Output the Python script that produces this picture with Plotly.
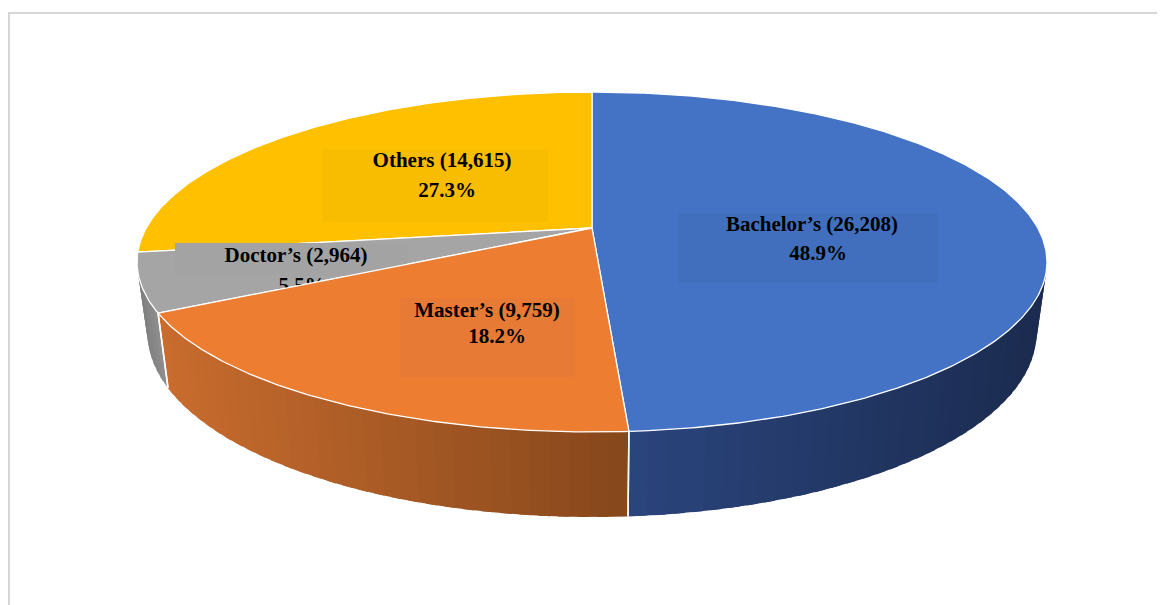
import numpy as np
import plotly.graph_objects as go

# ---------------- data ----------------
categories = ["Bachelor’s", "Master’s", "Doctor’s", "Others"]
counts = [26208, 9759, 2964, 14615]

# ---------------- styles ----------------
top_colors = ["#4472C4", "#ED7D31", "#A5A5A5", "#FFC000"]
side_left_colors = ["#2A457D", "#C96C2E", "#7E7E7E", "#C99700"]
side_right_colors = ["#1B2B4F", "#86471B", "#8F8F8F", "#A07800"]
box_colors = ["#416FBD", "#E77A34", "#A3A3A3", "#F8BC00"]

W, H = 1165, 605
PAGE_OFF = 8                 # page body margin offset
CX, CY = 592.0, 228.0        # projected pie centre (apex)
A, B, E = 445.8, 117.6, 0.2  # perspective ellipse parameters
DEPTH, SHRINK = 68.0, 0.977

# label layout (pixel space): line1 centre, line2 centre, box [x0,x1,y0,y1]
label_line1 = [(812, 226), (487, 312), (296, 257), (442, 162)]
label_line2 = [(818, 255), (497, 338), (302, 287), (447, 192)]
label_box = [(678, 938, 213, 283), (400, 575, 298, 377), (175, 408, 243, 276), (322, 548, 149, 222)]


def top_pt(t):
    u, v = np.sin(t), np.cos(t)
    den = 1 + E * v
    return CX + A * u / den, (CY - B * v) / den


def bot_pt(t):
    x, y = top_pt(t)
    v = np.cos(t)
    return CX + (x - CX) * SHRINK, y + DEPTH / (1 + E * v)


def hex2rgb(h):
    h = h.lstrip("#")
    return np.array([int(h[i:i + 2], 16) for i in (0, 2, 4)], dtype=float)


def mix(c1, c2, f):
    c = hex2rgb(c1) * (1 - f) + hex2rgb(c2) * f
    return "rgb(%d,%d,%d)" % tuple(np.round(c).astype(int))


total = float(sum(counts))
fracs = [c / total for c in counts]
cum = np.concatenate([[0], np.cumsum(fracs)])
starts = cum[:-1] * 2 * np.pi
ends = cum[1:] * 2 * np.pi

fig = go.Figure()

# ---------- side walls ----------
vis0 = np.pi / 2 + np.arcsin(E)
vis1 = 3 * np.pi / 2 - np.arcsin(E)
side_edges = []
for i in range(len(counts)):
    a0, a1 = max(starts[i], vis0), min(ends[i], vis1)
    if a1 <= a0:
        continue
    n = max(4, int(np.degrees(a1 - a0) / 2))
    ts = np.linspace(a0, a1, n + 1)
    step = ts[1] - ts[0]
    xs = [top_pt(t)[0] for t in ts]
    xmin, xmax = min(xs), max(xs)
    for k in range(n):
        ta = ts[k]
        tb = min(ts[k + 1] + step * 0.6, a1)
        sub = np.linspace(ta, tb, 4)
        px = [top_pt(t)[0] for t in sub] + [bot_pt(t)[0] for t in sub[::-1]]
        py = [top_pt(t)[1] for t in sub] + [bot_pt(t)[1] for t in sub[::-1]]
        xm = top_pt((ts[k] + ts[k + 1]) / 2)[0]
        f = (xm - xmin) / (xmax - xmin) if xmax > xmin else 0
        col = mix(side_left_colors[i], side_right_colors[i], f)
        fig.add_trace(go.Scatter(x=px, y=py, mode="lines", fill="toself",
                                 fillcolor=col, line=dict(width=0),
                                 hoverinfo="skip", showlegend=False))
    for t in (starts[i], ends[i]):
        if vis0 < t < vis1:
            side_edges.append(t)

for t in side_edges:
    (x0, y0), (x1, y1) = top_pt(t), bot_pt(t)
    fig.add_trace(go.Scatter(x=[x0, x1], y=[y0, y1], mode="lines",
                             line=dict(color="white", width=1.5),
                             hoverinfo="skip", showlegend=False))


def add_top(i):
    ts = np.linspace(starts[i], ends[i], max(10, int(np.degrees(ends[i] - starts[i]) * 2)))
    px = [CX] + [top_pt(t)[0] for t in ts] + [CX]
    py = [CY] + [top_pt(t)[1] for t in ts] + [CY]
    fig.add_trace(go.Scatter(x=px, y=py, mode="lines", fill="toself",
                             fillcolor=top_colors[i], line=dict(color="white", width=1.3),
                             hoverinfo="skip", showlegend=False))


def add_label(i):
    x0, x1, y0, y1 = label_box[i]
    fig.add_trace(go.Scatter(x=[x0, x1, x1, x0, x0], y=[y0, y0, y1, y1, y0], mode="lines",
                             fill="toself", fillcolor=box_colors[i], line=dict(width=0),
                             hoverinfo="skip", showlegend=False))
    pct = fracs[i] * 100
    fig.add_trace(go.Scatter(
        x=[label_line1[i][0], label_line2[i][0]],
        y=[label_line1[i][1], label_line2[i][1]],
        mode="text",
        text=["<b>%s (%s)</b>" % (categories[i], f"{counts[i]:,}"), "<b>%.1f%%</b>" % pct],
        textposition="middle center",
        textfont=dict(family="Liberation Serif, Times New Roman, serif", size=21, color="black"),
        hoverinfo="skip", showlegend=False))


# ---------- top faces & labels (layer order as in reference) ----------
add_top(0)
add_top(3)
add_top(2)
add_label(2)
add_top(1)
add_label(0)
add_label(1)
add_label(3)

fig.add_shape(type="rect", x0=9, y0=13, x1=W + 20, y1=H + 20,
              line=dict(color="#D6D6D6", width=2), layer="above")

fig.update_layout(
    width=W, height=H,
    margin=dict(l=0, r=0, t=0, b=0),
    paper_bgcolor="white", plot_bgcolor="white",
    xaxis=dict(range=[PAGE_OFF, W + PAGE_OFF], visible=False, fixedrange=True),
    yaxis=dict(range=[H + PAGE_OFF, PAGE_OFF], visible=False, fixedrange=True),
    showlegend=False,
)

fig.write_html("out.html")
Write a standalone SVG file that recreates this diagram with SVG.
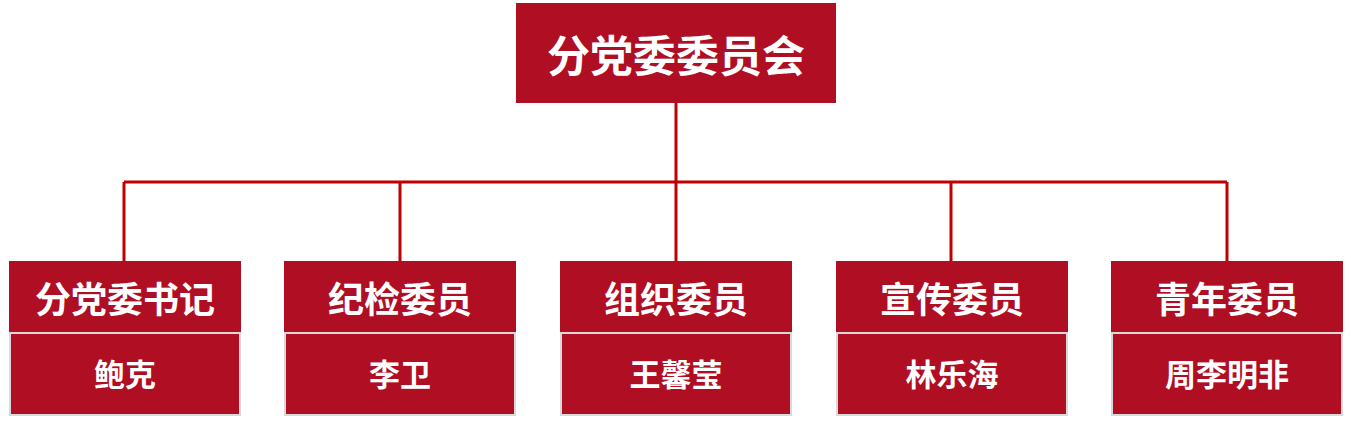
<svg xmlns="http://www.w3.org/2000/svg" width="1351" height="425" viewBox="0 0 1351 425">
<style>
.box{fill:#B00E22}
.sub{fill:#B00E22;stroke:#D9D9D9;stroke-width:2}
.t{font-family:"Noto Sans CJK SC","Noto Sans",sans-serif;font-weight:bold;fill:#fff;text-anchor:middle;dominant-baseline:central}
.h{font-size:36px}
.n{font-size:31px}
.ln{stroke:#C00000;stroke-width:3;fill:none}
</style>
<rect width="1351" height="425" fill="#fff"/>
<g id="connectors">
<path class="ln" d="M676 103V261M124 182H1227M124 182V261M400 182V261M951 182V261M1227 182V261"/>
</g>
<g id="root">
<rect class="box" x="516" y="3" width="320" height="100"/>
<text class="t" x="676" y="53" font-size="43">分党委委员会</text>
</g>
<g id="n1">
<rect class="box" x="9" y="261" width="232" height="72"/>
<rect class="sub" x="10" y="333" width="230" height="82"/>
<text class="t h" x="125" y="297">分党委书记</text>
<text class="t n" x="125" y="372">鲍克</text>
</g>
<g id="n2">
<rect class="box" x="284" y="261" width="232" height="72"/>
<rect class="sub" x="285" y="333" width="230" height="82"/>
<text class="t h" x="400" y="297">纪检委员</text>
<text class="t n" x="400" y="372">李卫</text>
</g>
<g id="n3">
<rect class="box" x="560" y="261" width="232" height="72"/>
<rect class="sub" x="561" y="333" width="230" height="82"/>
<text class="t h" x="676" y="297">组织委员</text>
<text class="t n" x="676" y="372">王馨莹</text>
</g>
<g id="n4">
<rect class="box" x="836" y="261" width="232" height="72"/>
<rect class="sub" x="837" y="333" width="230" height="82"/>
<text class="t h" x="952" y="297">宣传委员</text>
<text class="t n" x="952" y="372">林乐海</text>
</g>
<g id="n5">
<rect class="box" x="1111" y="261" width="232" height="72"/>
<rect class="sub" x="1112" y="333" width="230" height="82"/>
<text class="t h" x="1227" y="297">青年委员</text>
<text class="t n" x="1227" y="372">周李明非</text>
</g>
</svg>
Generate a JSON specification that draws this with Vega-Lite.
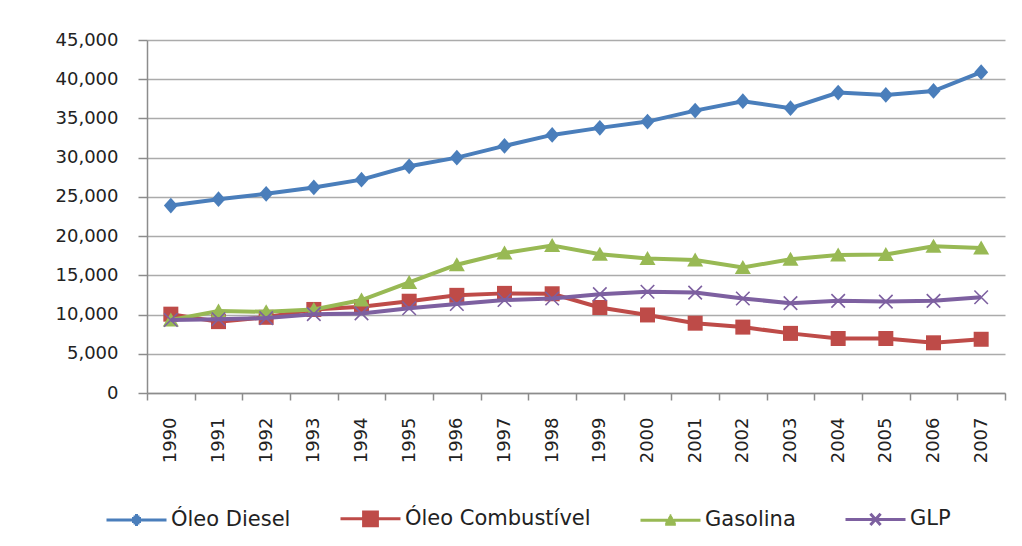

---+---

» Exercise description: Copy nothing past the line containing "DEPTH, SHRINK = 68.0, 0.977": reproduce every line from the start of the records up to it, skipping pictures.

» Exercise result:
Output the Python script that produces this picture with Plotly.
import numpy as np
import plotly.graph_objects as go

# ---------------- data ----------------
categories = ["Bachelor’s", "Master’s", "Doctor’s", "Others"]
counts = [26208, 9759, 2964, 14615]

# ---------------- styles ----------------
top_colors = ["#4472C4", "#ED7D31", "#A5A5A5", "#FFC000"]
side_left_colors = ["#2A457D", "#C96C2E", "#7E7E7E", "#C99700"]
side_right_colors = ["#1B2B4F", "#86471B", "#8F8F8F", "#A07800"]
box_colors = ["#416FBD", "#E77A34", "#A3A3A3", "#F8BC00"]

W, H = 1165, 605
PAGE_OFF = 8                 # page body margin offset
CX, CY = 592.0, 228.0        # projected pie centre (apex)
A, B, E = 445.8, 117.6, 0.2  # perspective ellipse parameters
DEPTH, SHRINK = 68.0, 0.977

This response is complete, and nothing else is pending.